Jeder hat seine Meinung, und auch im puncto Unterhaltung hat jeder seinen eigenen Stil – und das ist auch gut so, denn das Fernsehen bietet für Jung und Alt eine Vielzahl an Sendern, von denen sich jeder Einzelne seinen Favoriten wählen kann. Deswegen ist es unfair von Reich-Ranicki, sich so über andere Künstler zu äußern.

Auch fehlt es Reich-Ranicki anscheinend an Benehmen. Es ist ein Zeichen des Respekts, wenigstens zu versuchen, dem heutigen Stil an Unterhaltung zuzuhören – vor allem, wenn man weiß, dass die eigenen Literatur-Werke nominiert wurden. Zudem schätzen viele der Künstler Reich-Ranicki – doch auch sie hat er mit seinen harten Worten verletzt.

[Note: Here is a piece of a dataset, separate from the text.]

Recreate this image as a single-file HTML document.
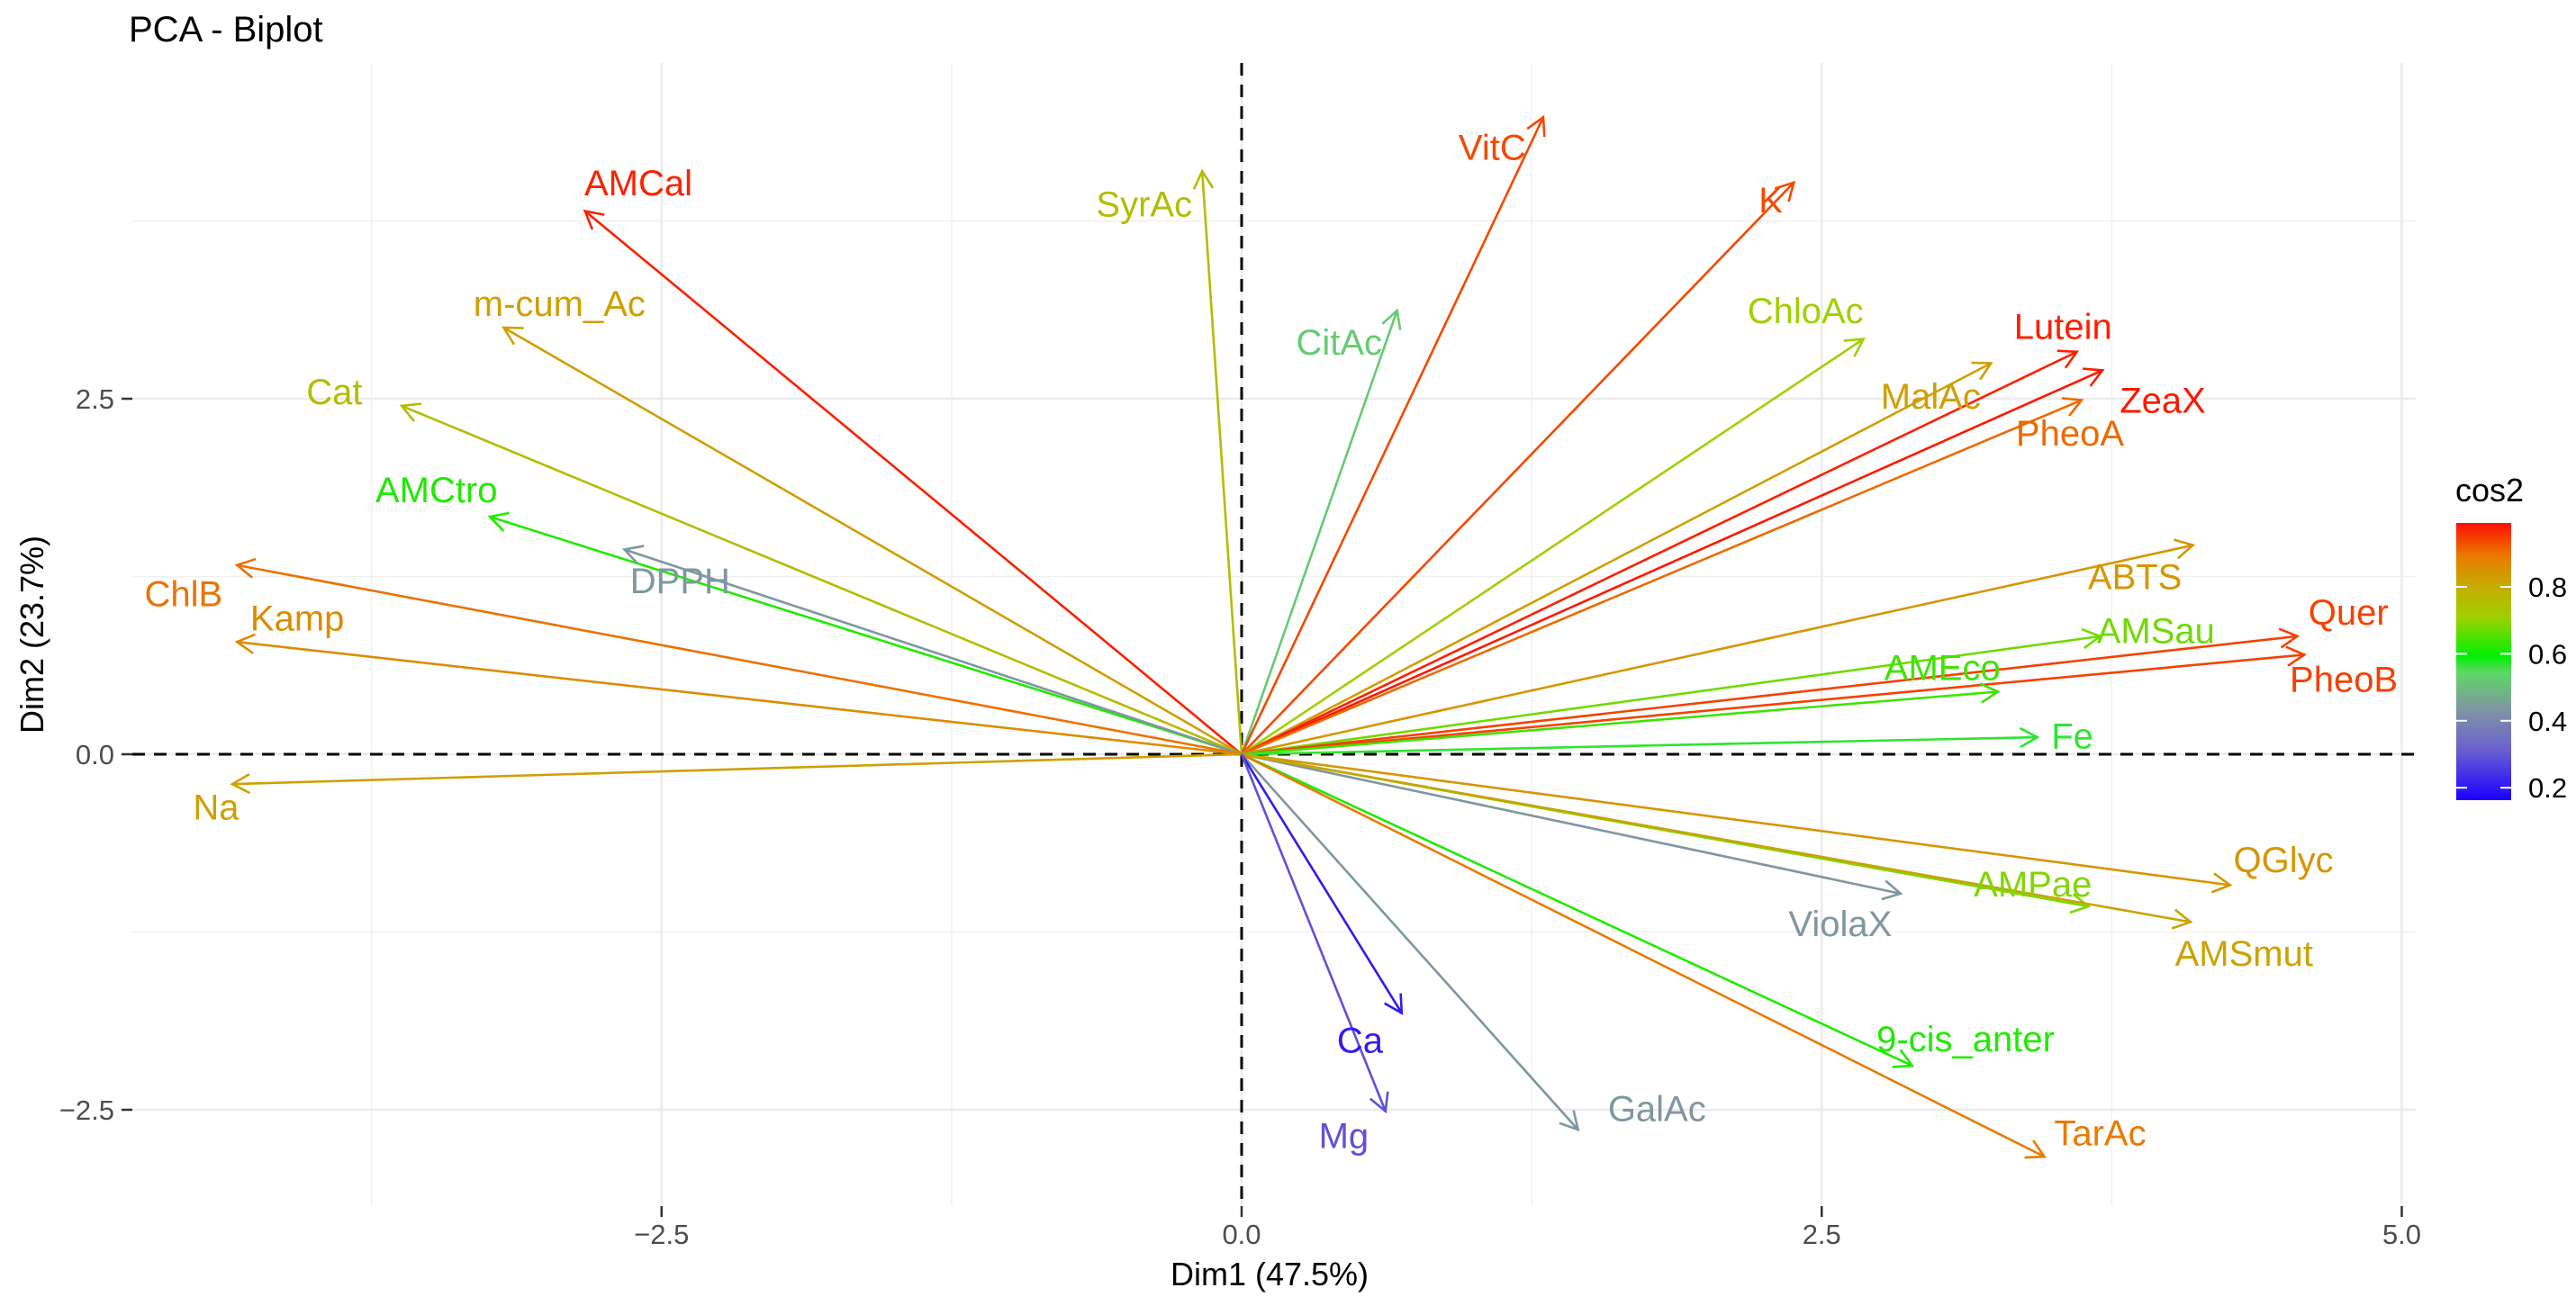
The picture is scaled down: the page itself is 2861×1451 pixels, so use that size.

Aber nicht nur den Promis, zu denen auch er zählt, hat er einen harten Schlag versetzt, auch die Zuschauer, in denen der Gedanke geweckt wird, sich nach Reich-Ranicki „Lebenszeitverschwendung“ im Fernsehen anzuschauen, hat er verwirrt.

Nun gilt aber dem Moderator Thomas Gottschalk ein Lob. Er hat es wirklich verdient, Moderator zu sein. Trotz der schlechten Atmosphäre in Köln lockerte Gottschalk die Anspannung, indem er Reich-Ranicki ein öffentliches Diskussionsangebot mit dem Fernsehchef stellvertretend für die Prominenten und dem Sender vorschlug. Aber nicht nur das bewies seine Stärke als Moderator, auch neutralisierte er das Thema mit vorsichtigen Kommentaren, sodass sich beide Parteien von ihm Verstanden fühlten. Denn so eine spontane Reaktion von Thomas Gottschalk beweist echte Moderations–Erfahrung.